Rieccolo che si riaffaccia. Il razzismo negli stadi. Gli insulti. Le offese. “Finché sono cori contro vanno bene, è una partita di calcio” dice con lucidità il portiere del Torino Milinkovic Savic.
Ha appena parato il rigore a Retegui, salvato il risultato della sua squadra che torna da Bergamo con un ottimo 1-1, ha il premio di migliore in campo in mano, ma è irritato, nauseato da quello che ha subito dalla curva avversaria. “Non ho alcun problema con gli insulti, ci stanno durante la gara. Ma quando non sono più solo cori, ma offese razziste, quando ti dicono «zingaro», «serbo di m..» allora non va più bene”. E cosa ha fatto? “Non ho detto niente, mi sono girati a guardarli”. E poi? “Nulla. Queste cose non possono esistere in campo. E non si possono lanciare oggetti, non è il modo giusto. Non è sport questo. I tifosi giusti devono stare dietro alla loro squadra, non pensare a insultare me o lanciarmi oggetti mentre sono in campo”. L’arbitro non ha interrotto la gara, non è stato chiesto ai microfoni dello stadio di interrompere i cori, il lancio di bottigliette e accendini. E il portiere del Toro è stato ammonito.
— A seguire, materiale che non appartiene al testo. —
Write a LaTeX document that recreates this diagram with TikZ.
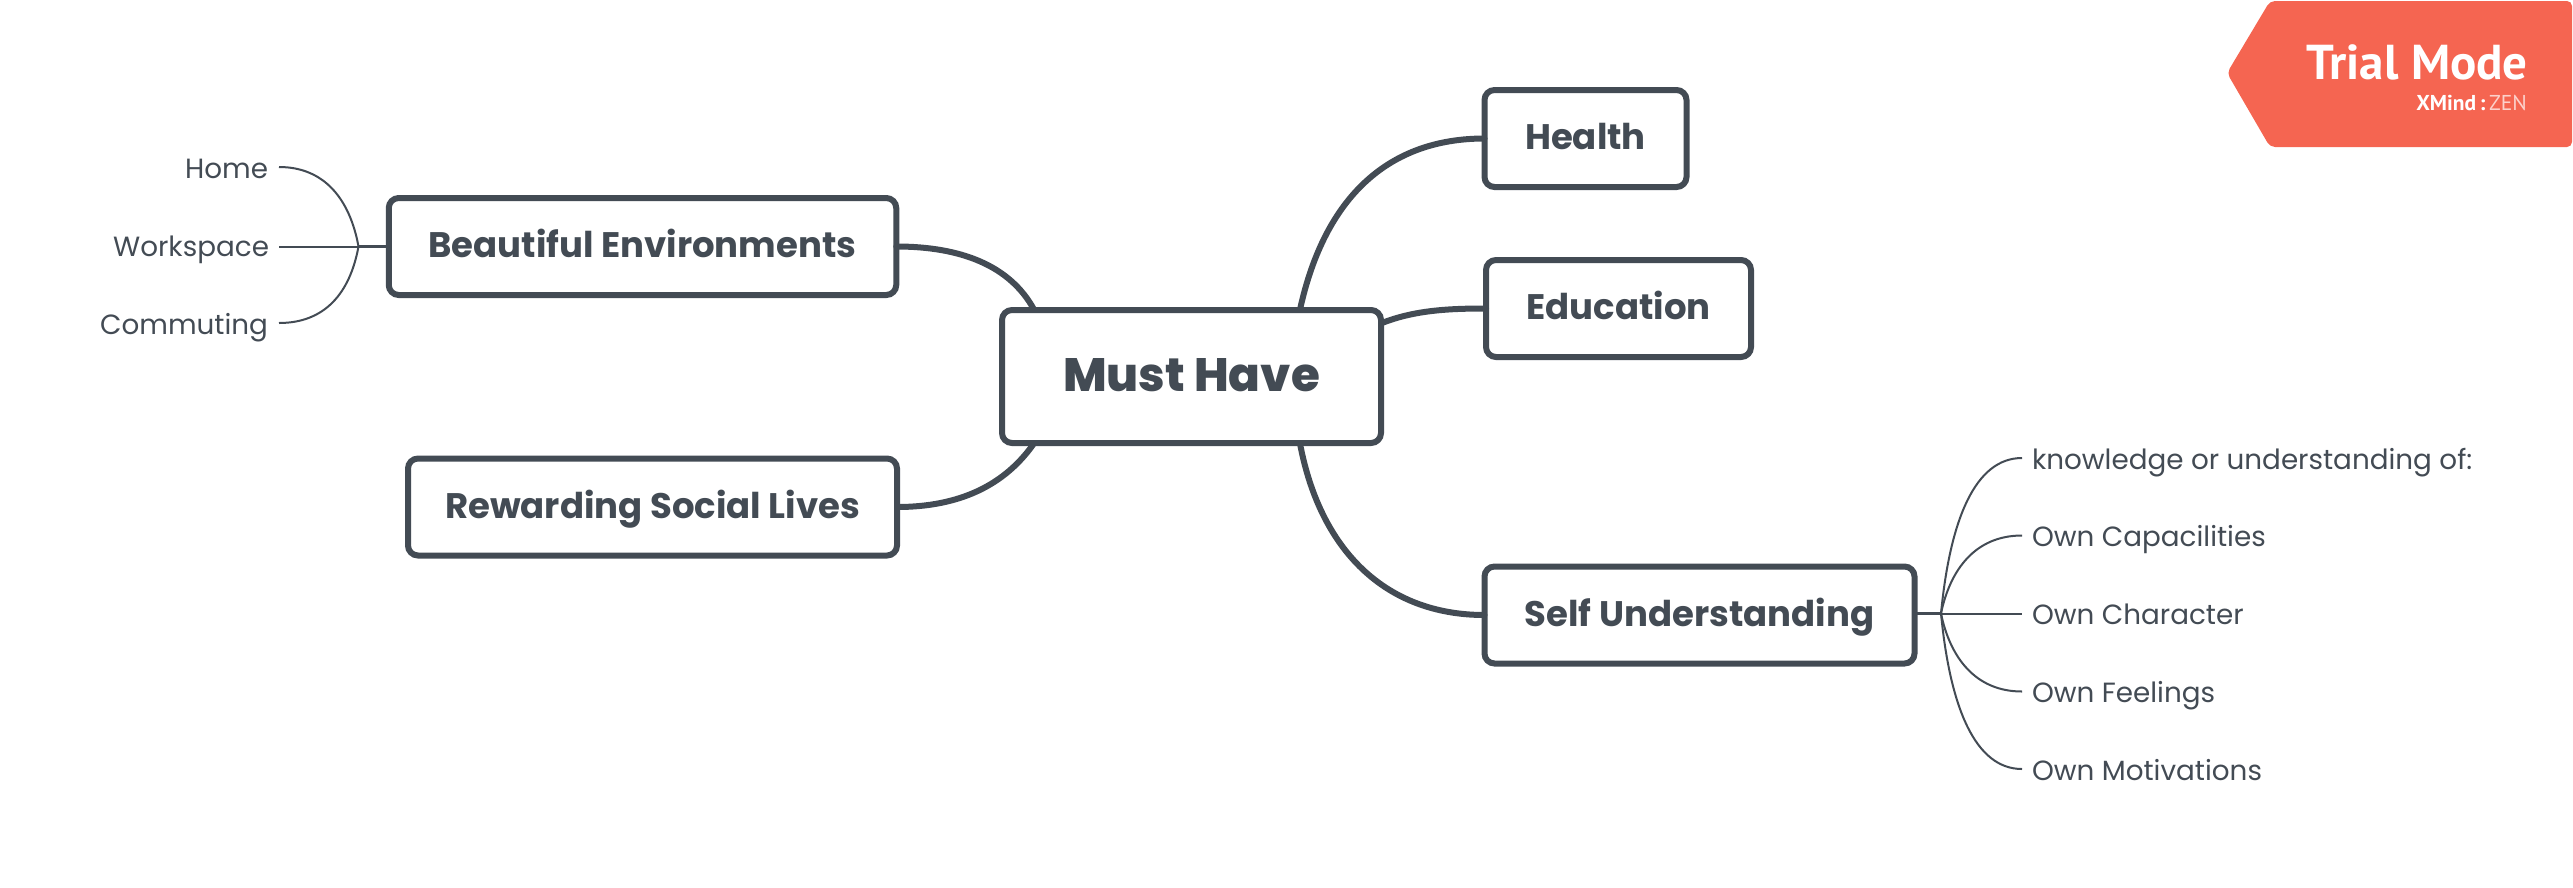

Il precedente con Vlahovic
Nel 2021 e nel 2023, stesso stadio, stessa musica. Vlahovic al termine di un Atalanta-Fiorentina quasi si mette a piangere nell’intervista post partita mentre gli urlavano offese razziste. Si presenta con la Juventus due anni dopo e viene bersagliato dallo stesso coro: «serbo di emme e zingaro». L’arbitro interrompe il gioco e la musica si spegne. Fino ai minuti di recupero. Riprendono i cori per cinque minuti, lui finge di ritmarli e viene ammonito.
Il caso di Lukaku e la grazia del presidente
Stankovic, Maignan, Koulibaly, nei nostri stadi si è sentito di tutto. A offendere siamo campioni. Impossibile elencare tutti gli episodi. Resta però nella mente l’ammonizione (era la seconda, è valsa l’espulsione e quindi gli costava la squalifica) di Lukaku allora nell’Inter per esultanza post cori razzisti durante l’andata della semifinale di coppa Italia contro la Juventus. I giudici sportivi nei due gradi di giudizio la confermarono, ma il presidente della federcalcio Gravina gli concesse la “grazia” e la cancellò. Una decisione storica che però non è diventata la regola.